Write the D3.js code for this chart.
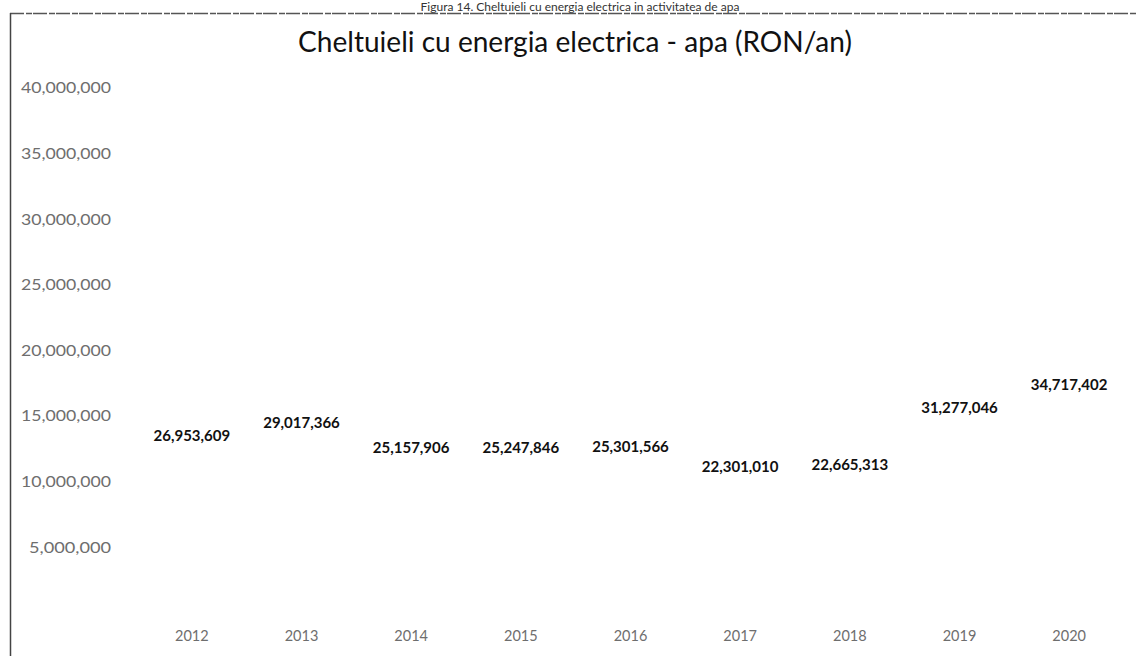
<!DOCTYPE html>
<html>
<head>
<meta charset="utf-8">
<script src="https://cdn.jsdelivr.net/npm/d3@7"></script>
<style>
  html, body { margin: 0; padding: 0; background: #fff; }
  svg { display: block; }
</style>
</head>
<body>
<svg id="chart" width="1137" height="656"></svg>
<script>
const years = ["2012","2013","2014","2015","2016","2017","2018","2019","2020"];
const values = [26953609, 29017366, 25157906, 25247846, 25301566, 22301010, 22665313, 31277046, 34717402];
const yTicks = [5000000, 10000000, 15000000, 20000000, 25000000, 30000000, 35000000, 40000000];
const titleText = "Cheltuieli cu energia electrica - apa (RON/an)";
const captionText = "Figura 14. Cheltuieli cu energia electrica in activitatea de apa";

const svg = d3.select("#chart");
const W = 1137, H = 656;
const plot = { left: 137, right: 1124, top: 88, bottom: 613 };
const font = "Lato, 'Open Sans', 'DejaVu Sans', sans-serif";

svg.append("rect").attr("width", W).attr("height", H).attr("fill", "#fff");

// caption (at the very top, as in the scan)
svg.append("text")
  .attr("x", 580).attr("y", 11)
  .attr("text-anchor", "middle")
  .attr("font-family", font).attr("font-size", 12)
  .attr("fill", "#333")
  .text(captionText);

// frame
svg.append("line").attr("x1", 10).attr("x2", W).attr("y1", 13.5).attr("y2", 13.5)
  .attr("stroke", "#555").attr("stroke-width", 1.5).attr("stroke-dasharray", "14,2,6,1");
svg.append("line").attr("x1", 10.5).attr("x2", 10.5).attr("y1", 13).attr("y2", H)
  .attr("stroke", "#444").attr("stroke-width", 1.5);

// title
const title = svg.append("text")
  .attr("x", 575).attr("y", 52)
  .attr("text-anchor", "middle")
  .attr("font-family", font).attr("font-size", 22)
  .attr("fill", "#111")
  .text(titleText);
const tl = title.node().getComputedTextLength();
title.attr("font-size", 22 * 554 / tl);

const x = d3.scaleBand().domain(years).range([plot.left, plot.right]).paddingInner(0.5).paddingOuter(0.25);
const y = d3.scaleLinear().domain([0, 40000000]).range([plot.bottom, plot.top]);

// bars (invisible in the scanned reference: white fill)
svg.append("g").selectAll("rect").data(values).join("rect")
  .attr("x", (d, i) => x(years[i]))
  .attr("width", x.bandwidth())
  .attr("y", d => y(d))
  .attr("height", d => y(0) - y(d))
  .attr("fill", "#fff");

// y axis
const yAxis = svg.append("g")
  .attr("transform", `translate(${111},0)`)
  .call(d3.axisLeft(y).tickValues(yTicks).tickSize(0).tickPadding(0).tickFormat(d3.format(",")));
yAxis.select(".domain").remove();
yAxis.selectAll("text")
  .attr("font-family", font).attr("font-size", 15)
  .attr("fill", "#6e6e6e")
  .attr("textLength", 90)
  .attr("lengthAdjust", "spacingAndGlyphs");
yAxis.selectAll("text").filter(d => d < 10000000).attr("textLength", 82);

// x axis
const xAxis = svg.append("g")
  .attr("transform", `translate(0,${plot.bottom})`)
  .call(d3.axisBottom(x).tickSize(0).tickPadding(18));
xAxis.select(".domain").remove();
xAxis.selectAll("text")
  .attr("font-family", font).attr("font-size", 14.5)
  .attr("fill", "#6e6e6e");

// value labels at bar centre
const fmt = d3.format(",");
svg.append("g").selectAll("text").data(values).join("text")
  .attr("x", (d, i) => x(years[i]) + x.bandwidth() / 2)
  .attr("y", d => y(d / 2))
  .attr("dy", "0.35em")
  .attr("text-anchor", "middle")
  .attr("font-family", font).attr("font-size", 15).attr("font-weight", "bold")
  .attr("fill", "#111")
  .text(d => fmt(d));
</script>
</body>
</html>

———

# The request
Count every line in the data that contains the word "chart", then give that count and nothing else.

# Expected answer
3